### Problem requirements:
Identify each line holding the string "image" and copy it.

### Input data:

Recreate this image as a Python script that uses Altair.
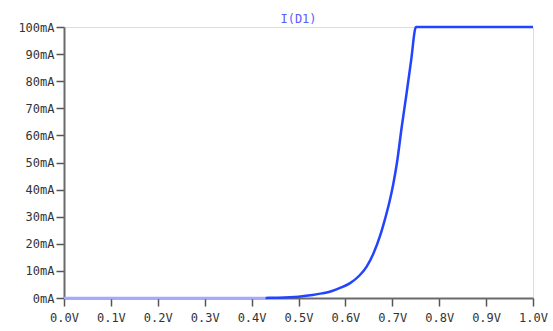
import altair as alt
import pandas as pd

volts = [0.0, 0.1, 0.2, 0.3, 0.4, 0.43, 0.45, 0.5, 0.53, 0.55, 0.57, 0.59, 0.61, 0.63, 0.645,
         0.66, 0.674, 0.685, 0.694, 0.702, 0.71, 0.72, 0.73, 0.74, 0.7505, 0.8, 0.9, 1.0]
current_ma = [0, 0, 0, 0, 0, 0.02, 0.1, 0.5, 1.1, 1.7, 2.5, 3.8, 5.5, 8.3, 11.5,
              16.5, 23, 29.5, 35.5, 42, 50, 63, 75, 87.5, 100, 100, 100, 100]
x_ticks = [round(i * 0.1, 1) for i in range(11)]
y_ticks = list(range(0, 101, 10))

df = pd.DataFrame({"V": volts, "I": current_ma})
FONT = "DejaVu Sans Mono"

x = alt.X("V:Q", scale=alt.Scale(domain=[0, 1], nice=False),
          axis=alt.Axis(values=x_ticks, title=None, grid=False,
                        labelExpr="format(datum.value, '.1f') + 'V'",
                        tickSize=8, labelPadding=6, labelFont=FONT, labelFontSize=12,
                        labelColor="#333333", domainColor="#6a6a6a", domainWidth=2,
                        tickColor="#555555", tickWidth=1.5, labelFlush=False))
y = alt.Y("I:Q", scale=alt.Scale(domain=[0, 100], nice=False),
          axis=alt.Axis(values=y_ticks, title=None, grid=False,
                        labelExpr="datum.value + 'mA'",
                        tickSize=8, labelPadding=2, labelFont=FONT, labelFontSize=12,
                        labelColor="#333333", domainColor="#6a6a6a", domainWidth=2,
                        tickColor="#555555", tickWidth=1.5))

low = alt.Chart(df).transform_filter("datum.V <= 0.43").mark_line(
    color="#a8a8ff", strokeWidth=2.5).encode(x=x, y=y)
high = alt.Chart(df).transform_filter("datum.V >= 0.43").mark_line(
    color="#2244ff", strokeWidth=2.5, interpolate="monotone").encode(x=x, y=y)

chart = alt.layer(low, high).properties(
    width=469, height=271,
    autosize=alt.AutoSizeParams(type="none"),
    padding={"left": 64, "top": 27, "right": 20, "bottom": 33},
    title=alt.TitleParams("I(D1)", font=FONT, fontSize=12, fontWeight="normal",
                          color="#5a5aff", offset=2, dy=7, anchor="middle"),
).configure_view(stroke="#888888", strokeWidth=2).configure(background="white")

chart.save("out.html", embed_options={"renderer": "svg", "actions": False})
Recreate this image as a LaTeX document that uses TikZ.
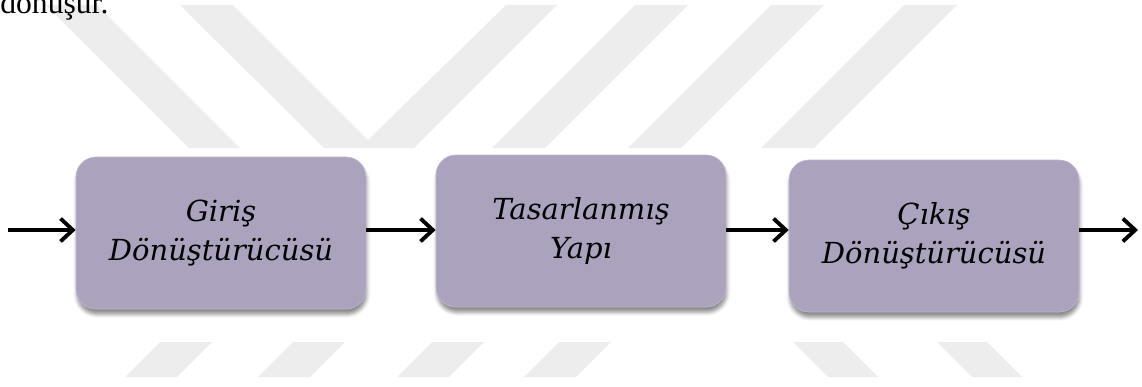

### Exercise output:
Recreate this image as a Python script that uses Altair.
Recreate this image as a LaTeX document that uses TikZ.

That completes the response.